Now with his fourth American CD, The Man Comes Around, Cash continues with his evolving musical muse. I don't want to imply that the album has an air of finality about it -- but Cash seems to be preparing his farewells. Consider some of the songs: a gorgeously sad but expressive version of the tragic "Danny Boy," the spit-in-the face of death song "Sam Hall," the openly spiritual "Personal Jesus," Simon & Garfunkel's emotional "Bridge Over Troubled Water" and Hank Williams' great elegy of loneliness and despair, "I'm So Lonesome I Could Cry."

His voice is ravaged by time, but he has never sounded more like the eloquent voice of the ages. The last time I saw him perform in public, at the Americana Music Awards in Nashville in September, he was again the bigger-than-life Voice of America as he recited the words to his eloquent "Ragged Old Flag." But he also displayed his oft-disguised but very lively and sly sense of humor as he joked with his life partner June Carter Cash. He shows that sense of humor again here to great advantage with such songs as "Tear Stained Letter" and "Sam Hall."

The most riveting song on the album is the title track. Cash has said he worked longer and harder on writing "The Man Comes Around" than any other song he's ever done. And the work shows. The song came about from a dream he had, in which Queen Elizabeth II said to him in Buckingham Palace, "Johnny Cash! You're like a thorn tree in a whirlwind." He recognized the words as being Biblical and found them in the Book of Job. From there, he began adding references from the Book of Revelation until the song became a saga of apocalypse.

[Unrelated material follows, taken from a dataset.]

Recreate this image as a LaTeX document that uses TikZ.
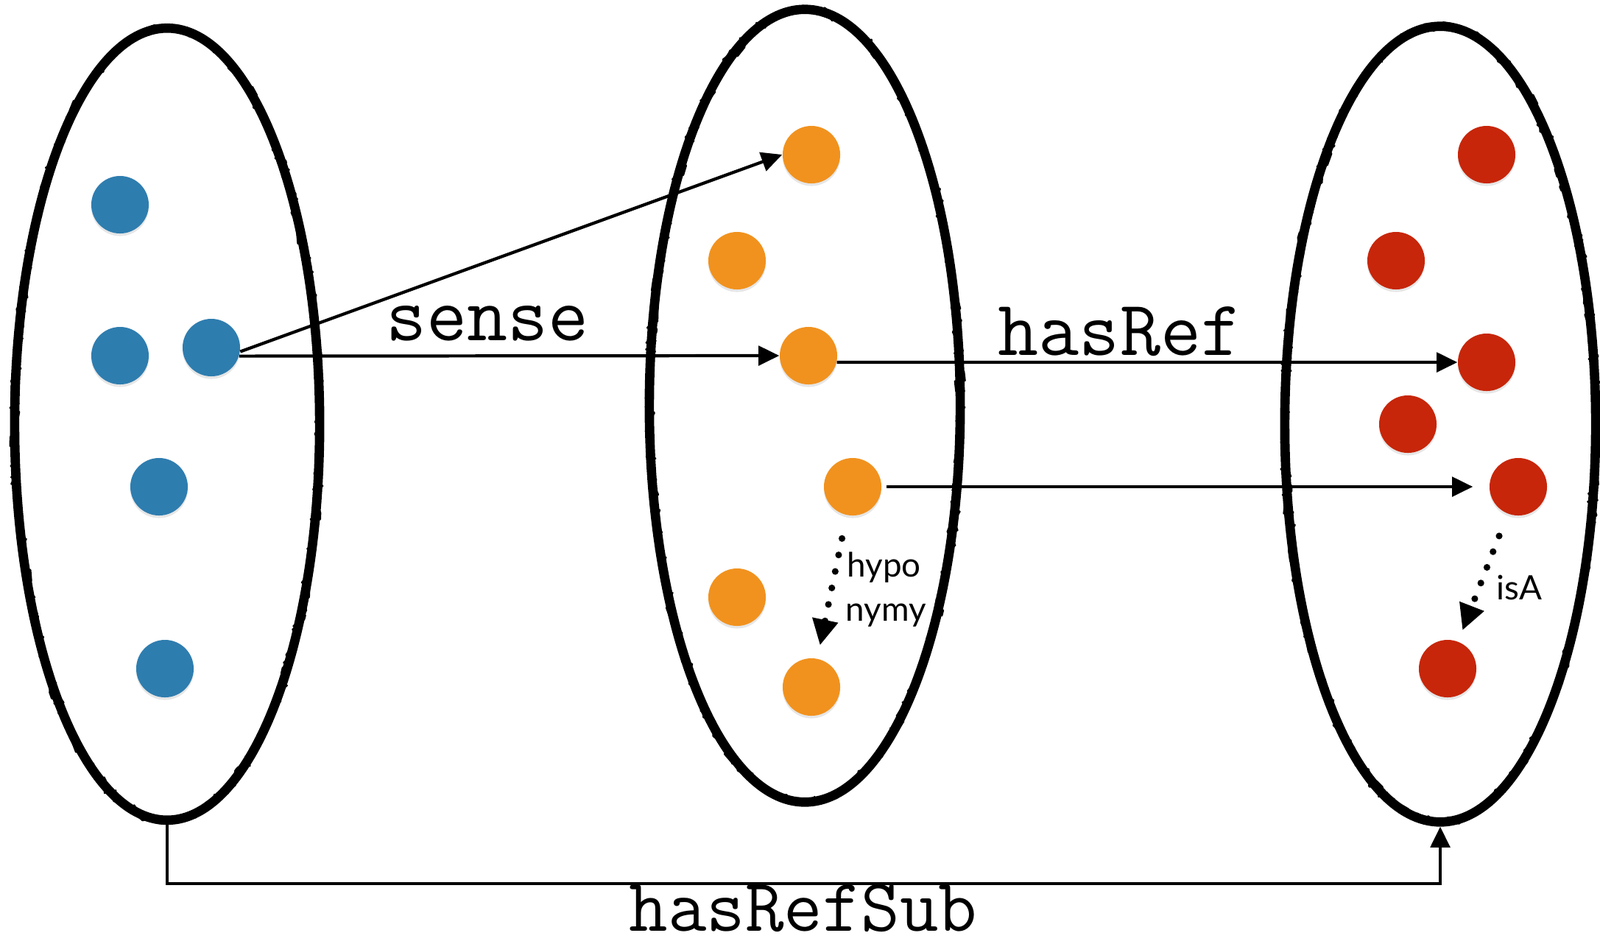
\documentclass[tikz,border=0pt]{standalone}
\usepackage{fontspec}
\setsansfont{Lato}
\usetikzlibrary{shapes.geometric, arrows.meta, decorations.pathmorphing, shadows}

\definecolor{wordblue}{RGB}{46,125,175}
\definecolor{senseorange}{RGB}{241,146,30}
\definecolor{refred}{RGB}{199,38,10}

\begin{document}
\begin{tikzpicture}[x=0.01cm, y=-0.01cm,
  set/.style={draw, ellipse, line width=3.6pt, inner sep=0pt, outer sep=1.8pt,
    line join=round,
    postaction={draw, decorate, line width=0.8pt,
      decoration={random steps, segment length=1.5pt, amplitude=1.9pt}}},
  dot/.style={circle, fill=#1, minimum size=0.78cm, inner sep=0pt,
    drop shadow={shadow xshift=0pt, shadow yshift=-1pt, opacity=0.2}},
  rel/.style={line width=1.2pt, -{Triangle[length=8pt, width=7.5pt]}},
  sub/.style={line width=2.6pt, dash pattern=on 0pt off 6.5pt, line cap=round,
    -{Triangle[length=10pt, width=9.5pt]}},
  big/.style={font=\ttfamily\fontsize{30.4}{34}\selectfont, inner sep=0pt, anchor=base},
  small/.style={font=\sffamily\fontsize{13}{15}\selectfont, inner sep=0pt, anchor=base west}]
\useasboundingbox (0,0) rectangle (2173,1281);
% ---------- the three sets ----------
\node[set, minimum width=4.14cm, minimum height=10.75cm] (lset) at (227,576) {};
\node[set, minimum width=4.22cm, minimum height=10.76cm] (mset) at (1093,551) {};
\node[set, minimum width=4.22cm, minimum height=10.80cm] (rset) at (1956,576) {};
% ---------- words ----------
\node[dot=wordblue] (b1) at (163,278) {};
\node[dot=wordblue] (b2) at (163,483) {};
\node[dot=wordblue] (b3) at (287,472) {};
\node[dot=wordblue] (b4) at (216,661) {};
\node[dot=wordblue] (b5) at (224,908) {};
% ---------- senses ----------
\node[dot=senseorange] (o1) at (1102,210) {};
\node[dot=senseorange] (o2) at (1001,354) {};
\node[dot=senseorange] (o3) at (1098,483) {};
\node[dot=senseorange] (o4) at (1158,661) {};
\node[dot=senseorange] (o5) at (1001,811) {};
\node[dot=senseorange] (o6) at (1102,933) {};
% ---------- referents ----------
\node[dot=refred] (r1) at (2019,210) {};
\node[dot=refred] (r2) at (1896,354) {};
\node[dot=refred] (r3) at (2019,492) {};
\node[dot=refred] (r4) at (1912,576) {};
\node[dot=refred] (r5) at (2062,661) {};
\node[dot=refred] (r6) at (1966,908) {};
% ---------- relations ----------
\draw[rel] (b3.-8) -- (o1.west);
\draw[rel] (b3.-17) -- (o3.west);
\draw[rel] (o3.-13) -- (r3.west);
\draw[rel, shorten <=0.06cm, shorten >=0.22cm] (o4.east) -- (r5.west);
\draw[sub, shorten <=0.32cm, shorten >=0.18cm] (o4) -- (o6);
\draw[sub, shorten <=0.32cm, shorten >=0.16cm] (r5) -- (r6);
\draw[rel] (lset.south) -- ++(0,80) -| (rset.south);
% ---------- labels ----------
\node[big] (sensel) at (662,462) {sense};
\node[big] (refl) at (1521,482) {hasRef};
\node[big, font=\ttfamily\fontsize{29}{32}\selectfont] (subl) at (1091,1264) {hasRefSub};
\node[small] (hypol) at (1150,783) {hypo};
\node[small] (nymyl) at (1148,843) {nymy};
\node[small] (isal) at (2032,814) {isA};
\end{tikzpicture}
\end{document}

The song "We'll Meet Again" closes the album. Cash says he chose it because of its pivotal role in the movie Dr. Strangelove or: How I Learned to Stop Worrying and Love the Bomb. The song plays while Slim Pickens is riding an H-bomb from a bomber down to its target on the ground. That's Cash's sense of humor as well as his sense of irony at work. His lasting message seems to me to be: do the best you can while you're here, but -- don't take yourself too damned seriously.